GIVEN TASK: In the entries below, repeat only the lines between those holding "Convert this chart to Chart.js code." and "const fmt = v", inclusive. Leave pictures out.

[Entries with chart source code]
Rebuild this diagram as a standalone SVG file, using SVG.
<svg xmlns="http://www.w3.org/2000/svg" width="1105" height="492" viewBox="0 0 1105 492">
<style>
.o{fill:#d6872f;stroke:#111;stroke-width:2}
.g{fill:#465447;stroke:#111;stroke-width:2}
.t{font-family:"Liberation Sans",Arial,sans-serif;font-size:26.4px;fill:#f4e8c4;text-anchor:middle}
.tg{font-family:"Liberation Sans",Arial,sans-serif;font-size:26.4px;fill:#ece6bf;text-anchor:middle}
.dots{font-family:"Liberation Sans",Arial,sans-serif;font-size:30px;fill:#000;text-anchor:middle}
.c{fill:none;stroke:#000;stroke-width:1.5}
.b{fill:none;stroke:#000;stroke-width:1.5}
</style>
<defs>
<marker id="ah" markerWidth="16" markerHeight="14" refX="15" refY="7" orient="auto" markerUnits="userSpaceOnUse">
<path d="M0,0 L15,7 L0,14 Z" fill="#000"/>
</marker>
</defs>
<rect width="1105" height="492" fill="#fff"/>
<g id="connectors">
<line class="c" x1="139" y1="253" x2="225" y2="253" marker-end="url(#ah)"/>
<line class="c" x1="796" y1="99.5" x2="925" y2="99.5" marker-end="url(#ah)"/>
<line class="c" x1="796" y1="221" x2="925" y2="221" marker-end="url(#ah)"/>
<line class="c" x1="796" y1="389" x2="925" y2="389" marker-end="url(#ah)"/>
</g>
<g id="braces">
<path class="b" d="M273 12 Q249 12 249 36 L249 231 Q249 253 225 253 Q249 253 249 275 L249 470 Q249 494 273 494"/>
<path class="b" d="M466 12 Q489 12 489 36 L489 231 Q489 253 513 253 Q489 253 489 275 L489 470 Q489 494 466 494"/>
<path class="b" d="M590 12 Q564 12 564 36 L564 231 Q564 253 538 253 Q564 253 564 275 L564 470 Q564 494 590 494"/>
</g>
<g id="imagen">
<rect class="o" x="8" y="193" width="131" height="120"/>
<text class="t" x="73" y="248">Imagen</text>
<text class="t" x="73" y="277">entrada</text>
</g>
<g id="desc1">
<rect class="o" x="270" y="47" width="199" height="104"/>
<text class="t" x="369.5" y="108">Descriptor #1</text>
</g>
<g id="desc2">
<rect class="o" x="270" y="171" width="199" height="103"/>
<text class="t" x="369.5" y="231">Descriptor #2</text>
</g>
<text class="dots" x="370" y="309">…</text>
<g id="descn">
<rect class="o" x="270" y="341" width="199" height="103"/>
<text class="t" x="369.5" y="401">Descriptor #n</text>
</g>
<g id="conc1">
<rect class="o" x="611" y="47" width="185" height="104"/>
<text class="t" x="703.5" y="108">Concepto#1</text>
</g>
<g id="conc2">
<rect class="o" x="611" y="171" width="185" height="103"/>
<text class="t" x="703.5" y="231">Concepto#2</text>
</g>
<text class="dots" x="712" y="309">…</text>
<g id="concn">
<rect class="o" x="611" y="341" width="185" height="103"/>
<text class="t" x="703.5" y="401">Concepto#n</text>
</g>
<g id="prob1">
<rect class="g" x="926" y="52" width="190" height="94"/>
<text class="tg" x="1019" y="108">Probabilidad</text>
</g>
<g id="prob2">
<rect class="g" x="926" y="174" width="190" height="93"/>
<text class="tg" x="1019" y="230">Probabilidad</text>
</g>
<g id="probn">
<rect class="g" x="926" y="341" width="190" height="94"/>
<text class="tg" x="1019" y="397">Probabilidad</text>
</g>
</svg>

* * *

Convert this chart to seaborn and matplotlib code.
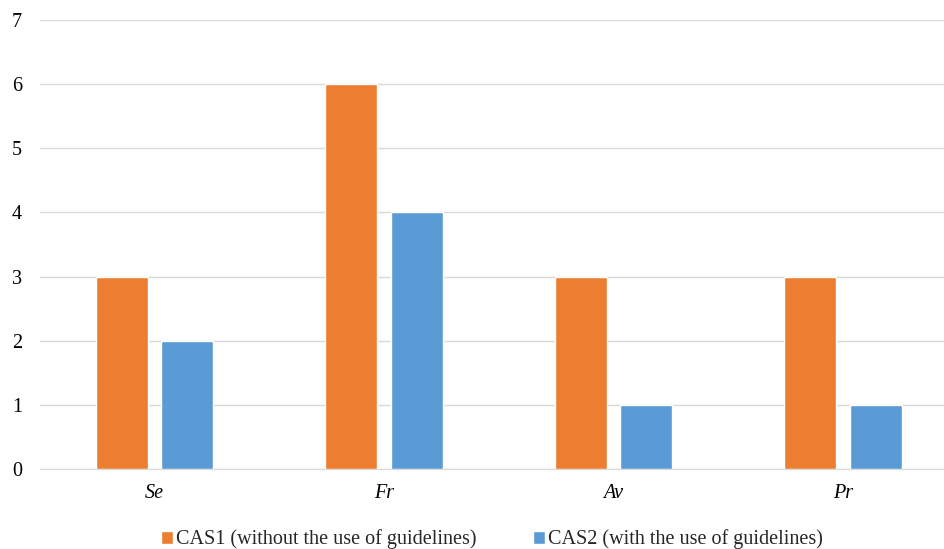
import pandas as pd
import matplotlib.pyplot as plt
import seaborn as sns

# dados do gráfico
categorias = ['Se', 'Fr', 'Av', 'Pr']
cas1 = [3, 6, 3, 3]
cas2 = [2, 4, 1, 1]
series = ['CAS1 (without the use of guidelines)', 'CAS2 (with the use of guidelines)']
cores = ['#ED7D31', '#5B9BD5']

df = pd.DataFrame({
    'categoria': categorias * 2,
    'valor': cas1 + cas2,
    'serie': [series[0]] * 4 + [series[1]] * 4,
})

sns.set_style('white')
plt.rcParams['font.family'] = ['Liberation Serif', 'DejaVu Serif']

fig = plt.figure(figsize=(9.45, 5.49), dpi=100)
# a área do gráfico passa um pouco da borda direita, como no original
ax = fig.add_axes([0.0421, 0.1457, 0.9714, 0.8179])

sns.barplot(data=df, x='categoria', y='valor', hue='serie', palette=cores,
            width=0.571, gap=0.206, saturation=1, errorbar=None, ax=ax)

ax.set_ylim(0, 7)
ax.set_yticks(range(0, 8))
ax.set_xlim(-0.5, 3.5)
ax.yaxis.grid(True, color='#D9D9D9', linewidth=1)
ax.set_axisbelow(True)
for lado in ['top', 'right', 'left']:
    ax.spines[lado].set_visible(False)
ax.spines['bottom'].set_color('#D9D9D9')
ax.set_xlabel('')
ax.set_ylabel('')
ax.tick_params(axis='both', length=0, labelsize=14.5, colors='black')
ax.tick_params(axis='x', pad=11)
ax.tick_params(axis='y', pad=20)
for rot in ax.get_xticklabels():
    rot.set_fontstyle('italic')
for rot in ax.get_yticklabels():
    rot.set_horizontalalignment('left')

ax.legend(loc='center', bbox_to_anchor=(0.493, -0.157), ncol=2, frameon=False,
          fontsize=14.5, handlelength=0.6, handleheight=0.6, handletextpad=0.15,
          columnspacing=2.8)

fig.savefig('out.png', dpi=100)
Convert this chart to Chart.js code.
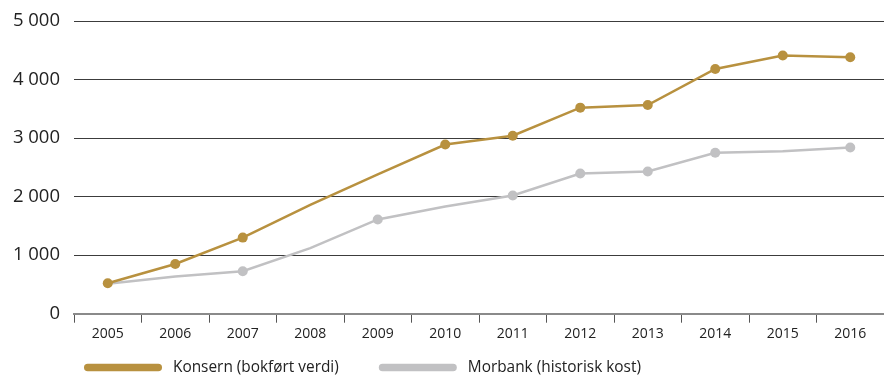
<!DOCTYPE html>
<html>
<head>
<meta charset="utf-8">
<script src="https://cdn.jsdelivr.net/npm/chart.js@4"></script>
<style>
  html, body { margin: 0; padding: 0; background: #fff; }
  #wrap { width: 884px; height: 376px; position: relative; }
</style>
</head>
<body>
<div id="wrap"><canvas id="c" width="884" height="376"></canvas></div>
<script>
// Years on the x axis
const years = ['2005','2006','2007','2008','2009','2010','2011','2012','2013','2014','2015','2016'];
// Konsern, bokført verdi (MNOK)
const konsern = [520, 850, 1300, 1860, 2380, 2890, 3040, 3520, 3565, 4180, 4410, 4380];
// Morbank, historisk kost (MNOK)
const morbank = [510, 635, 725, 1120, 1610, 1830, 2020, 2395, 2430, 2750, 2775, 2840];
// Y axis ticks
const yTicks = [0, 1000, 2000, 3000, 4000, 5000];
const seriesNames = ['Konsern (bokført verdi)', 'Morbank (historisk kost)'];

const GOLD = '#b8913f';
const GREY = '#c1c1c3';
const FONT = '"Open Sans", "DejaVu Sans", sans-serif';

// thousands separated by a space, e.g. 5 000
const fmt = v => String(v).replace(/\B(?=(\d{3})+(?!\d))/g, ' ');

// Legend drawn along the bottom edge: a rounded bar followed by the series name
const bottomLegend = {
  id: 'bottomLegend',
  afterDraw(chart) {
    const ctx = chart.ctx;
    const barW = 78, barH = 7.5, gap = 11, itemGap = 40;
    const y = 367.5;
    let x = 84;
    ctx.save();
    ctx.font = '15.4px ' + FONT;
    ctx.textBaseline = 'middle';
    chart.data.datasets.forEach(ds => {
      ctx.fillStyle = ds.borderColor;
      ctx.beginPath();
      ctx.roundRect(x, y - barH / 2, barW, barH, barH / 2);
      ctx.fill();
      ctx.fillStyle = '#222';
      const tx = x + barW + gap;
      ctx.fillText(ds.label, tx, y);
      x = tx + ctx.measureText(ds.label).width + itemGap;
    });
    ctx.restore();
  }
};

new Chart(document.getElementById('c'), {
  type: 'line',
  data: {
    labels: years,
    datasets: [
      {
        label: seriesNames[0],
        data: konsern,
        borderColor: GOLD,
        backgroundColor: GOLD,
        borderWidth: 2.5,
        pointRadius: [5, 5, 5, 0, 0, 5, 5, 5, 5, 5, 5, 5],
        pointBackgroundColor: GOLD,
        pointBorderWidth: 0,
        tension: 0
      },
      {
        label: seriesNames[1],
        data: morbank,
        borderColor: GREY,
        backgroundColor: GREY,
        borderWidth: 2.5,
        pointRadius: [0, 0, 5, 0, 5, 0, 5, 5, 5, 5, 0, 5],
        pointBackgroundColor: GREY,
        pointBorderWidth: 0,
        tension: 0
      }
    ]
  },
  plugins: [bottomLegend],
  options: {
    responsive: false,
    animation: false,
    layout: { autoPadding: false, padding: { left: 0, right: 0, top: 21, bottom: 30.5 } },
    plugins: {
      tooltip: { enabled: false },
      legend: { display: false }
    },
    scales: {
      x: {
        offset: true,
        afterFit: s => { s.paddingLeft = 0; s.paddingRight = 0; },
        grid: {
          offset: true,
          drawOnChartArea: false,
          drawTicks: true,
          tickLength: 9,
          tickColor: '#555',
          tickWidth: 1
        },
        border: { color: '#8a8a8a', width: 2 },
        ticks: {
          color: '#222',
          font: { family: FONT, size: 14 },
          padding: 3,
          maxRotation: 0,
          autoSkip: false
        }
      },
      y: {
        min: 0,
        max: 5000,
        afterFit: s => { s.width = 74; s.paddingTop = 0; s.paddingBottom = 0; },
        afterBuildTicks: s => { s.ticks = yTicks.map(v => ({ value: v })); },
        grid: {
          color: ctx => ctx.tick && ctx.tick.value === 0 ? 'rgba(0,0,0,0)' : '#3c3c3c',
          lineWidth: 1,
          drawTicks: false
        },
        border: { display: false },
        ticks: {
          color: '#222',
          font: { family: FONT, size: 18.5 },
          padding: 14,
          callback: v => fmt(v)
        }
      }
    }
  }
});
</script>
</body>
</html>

--

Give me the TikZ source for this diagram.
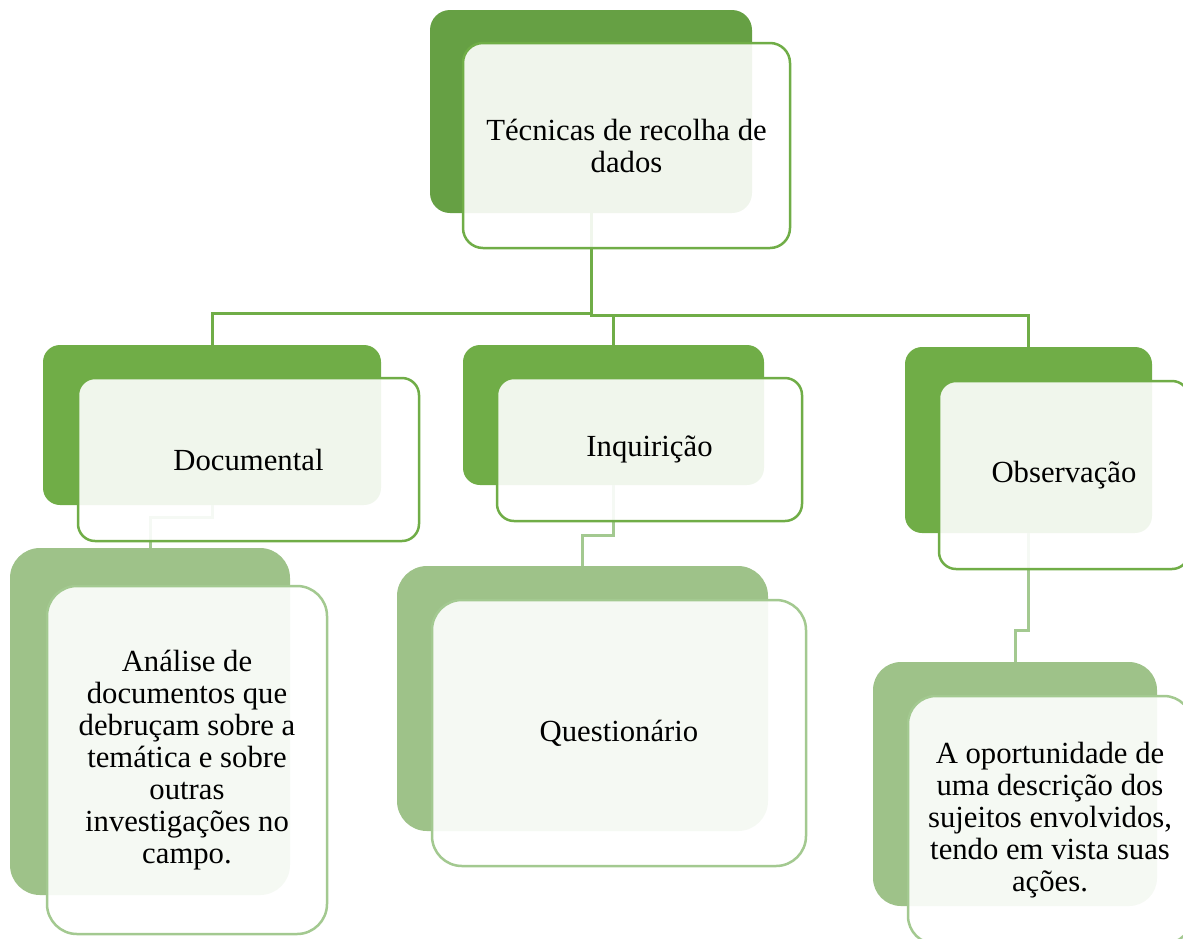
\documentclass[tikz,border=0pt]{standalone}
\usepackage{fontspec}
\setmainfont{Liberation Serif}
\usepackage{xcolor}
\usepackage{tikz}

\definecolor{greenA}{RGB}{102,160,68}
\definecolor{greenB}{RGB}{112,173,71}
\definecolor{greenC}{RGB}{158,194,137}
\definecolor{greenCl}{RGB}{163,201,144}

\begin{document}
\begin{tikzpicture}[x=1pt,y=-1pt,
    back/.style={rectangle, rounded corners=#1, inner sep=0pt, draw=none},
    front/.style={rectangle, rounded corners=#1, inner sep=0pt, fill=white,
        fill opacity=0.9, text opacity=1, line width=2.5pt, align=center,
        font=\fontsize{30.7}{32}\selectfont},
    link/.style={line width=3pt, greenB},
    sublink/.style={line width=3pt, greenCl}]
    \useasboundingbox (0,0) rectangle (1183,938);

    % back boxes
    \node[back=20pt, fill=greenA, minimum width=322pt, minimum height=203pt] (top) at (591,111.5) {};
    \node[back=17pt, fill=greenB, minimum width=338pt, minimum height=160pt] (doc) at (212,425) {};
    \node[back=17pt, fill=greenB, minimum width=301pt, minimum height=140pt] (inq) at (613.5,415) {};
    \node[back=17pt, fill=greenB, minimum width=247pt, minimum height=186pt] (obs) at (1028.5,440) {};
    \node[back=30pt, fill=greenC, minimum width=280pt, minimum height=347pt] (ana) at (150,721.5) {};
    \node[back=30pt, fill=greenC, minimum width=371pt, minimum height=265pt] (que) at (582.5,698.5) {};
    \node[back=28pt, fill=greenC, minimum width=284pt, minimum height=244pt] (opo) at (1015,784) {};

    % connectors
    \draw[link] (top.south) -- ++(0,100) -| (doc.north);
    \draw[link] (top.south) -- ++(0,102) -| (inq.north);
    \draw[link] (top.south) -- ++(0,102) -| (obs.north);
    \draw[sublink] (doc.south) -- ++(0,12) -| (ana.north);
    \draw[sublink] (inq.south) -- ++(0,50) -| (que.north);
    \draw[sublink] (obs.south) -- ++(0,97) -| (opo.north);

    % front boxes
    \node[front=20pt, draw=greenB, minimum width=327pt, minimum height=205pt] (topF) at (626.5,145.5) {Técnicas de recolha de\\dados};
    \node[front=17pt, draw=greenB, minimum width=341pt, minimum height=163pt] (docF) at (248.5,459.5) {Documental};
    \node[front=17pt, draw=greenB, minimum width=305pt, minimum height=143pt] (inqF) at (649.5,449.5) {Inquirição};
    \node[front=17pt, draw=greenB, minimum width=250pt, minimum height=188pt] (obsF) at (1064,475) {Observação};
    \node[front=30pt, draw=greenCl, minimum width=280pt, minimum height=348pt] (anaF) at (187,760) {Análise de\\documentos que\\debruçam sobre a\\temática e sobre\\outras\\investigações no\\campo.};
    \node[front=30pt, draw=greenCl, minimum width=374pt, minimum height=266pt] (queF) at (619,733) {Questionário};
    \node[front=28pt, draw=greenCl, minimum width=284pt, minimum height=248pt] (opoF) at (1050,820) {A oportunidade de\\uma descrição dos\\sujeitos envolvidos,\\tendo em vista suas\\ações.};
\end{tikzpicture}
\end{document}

RESPONSE:
Convert this chart to Chart.js code.
<!DOCTYPE html>
<html>
<head>
<meta charset="utf-8">
<script src="https://cdn.jsdelivr.net/npm/chart.js@4"></script>
<style>
  html, body { margin: 0; padding: 0; background: #fff; }
  #wrap { width: 884px; height: 376px; position: relative; }
</style>
</head>
<body>
<div id="wrap"><canvas id="c" width="884" height="376"></canvas></div>
<script>
// Years on the x axis
const years = ['2005','2006','2007','2008','2009','2010','2011','2012','2013','2014','2015','2016'];
// Konsern, bokført verdi (MNOK)
const konsern = [520, 850, 1300, 1860, 2380, 2890, 3040, 3520, 3565, 4180, 4410, 4380];
// Morbank, historisk kost (MNOK)
const morbank = [510, 635, 725, 1120, 1610, 1830, 2020, 2395, 2430, 2750, 2775, 2840];
// Y axis ticks
const yTicks = [0, 1000, 2000, 3000, 4000, 5000];
const seriesNames = ['Konsern (bokført verdi)', 'Morbank (historisk kost)'];

const GOLD = '#b8913f';
const GREY = '#c1c1c3';
const FONT = '"Open Sans", "DejaVu Sans", sans-serif';

// thousands separated by a space, e.g. 5 000
const fmt = v => String(v).replace(/\B(?=(\d{3})+(?!\d))/g, ' ');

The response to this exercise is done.